Offline Batch Serving¶
BentoML CLI allows you to load and run packaged models straight from the CLI without needing to start up a server to serve requests (hence offline batch serving). There are three main classes of input adapters through which you can perform offline batch serving.
StringInput
¶
DataframeInput
, JSONInput
, and TFTensorInput
all inherit from StringInput
. This class of adapter should be used on any input that is string-like (e.g. JSON, CSV, regular string, raw bytes).
Query with CLI command
Example with DataframeInput
. Here, we give the data to the input adapter in the form of a flat JSON string using the --input
flag:
$ bentoml run IrisClassifier:latest predict --input '[{"sw": 1, "sl": 2, "pw": 1, "pl": 2}]'
You can also pass file data to any subclass of StringInput
using the --input-file
flag:
$ bentoml run IrisClassifier:latest predict --format csv --input-file test.csv
FileInput
¶
ImageInput
inherits from FileInput
. This class of adapter should be used mostly for image data (e.g.
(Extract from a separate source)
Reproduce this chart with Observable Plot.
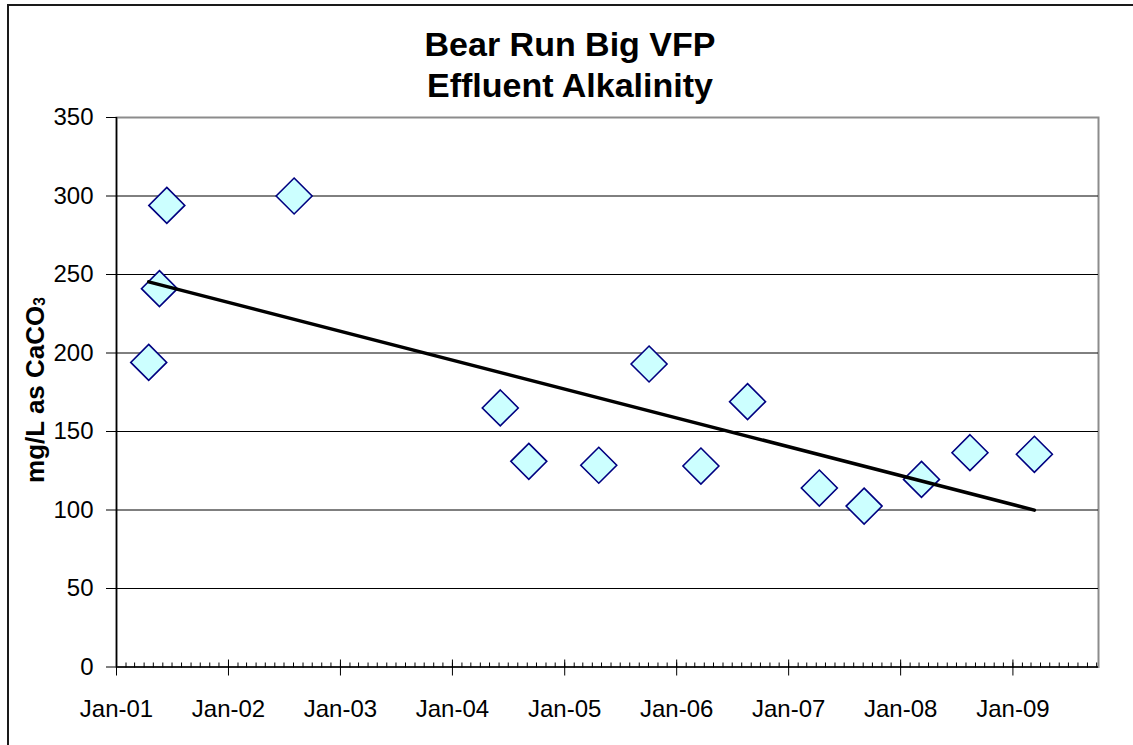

JPG, PNG).
Query with CLI command
Example with ImageInput
. We provide the image data to the input adapter by specifying the the image file we want to run inference on using the flag --input-file
:
$ bentoml run PyTorchFashionClassifier:latest predict --input-file test.jpg
Alternatively, we can also run inference on all images in a folder and specify the batch size using the flag --max-match-size
:
$ bentoml run PyTorchFashionClassifier:latest predict \\
--input-file folder/*.jpg --max-batch-size 10
MultiFileInput
¶
AnnotatedImageInput
and MultiImageInput
all inherit from MultiFileInput
. This class of adapter should be mostly used for models that require multiple images (e.g. models that require a depth-map along with a regular image).
Query with CLI command
Example with MultiImageInput
. We provide image data to the input adapter using CLI flags in the form --input-<name>
or --input-file-<name>
:
$ bentoml run PyTorchFashionClassifier:latest predict \\
--input-file-imageX testx.jpg \\
--input-file-imageY testy.jpg
Similarly to FileInput
, we can infer all file pairs under a folder with ten pairs each batch by specifying the --max-batch-size
flag:
$ bentoml run PyTorchFashionClassifier:latest predict --max-batch-size 10 \\
--input-file-imageX folderx/*.jpg \\
--input-file-imageY foldery/*.jpg
Note: when running inference using the MultiFileInput under a folder, ensure that the file names have the same prefix. For example:
folderx:
- 1.jpg
- 2.jpg
...
foldery:
- 1.jpg
- 2.jpg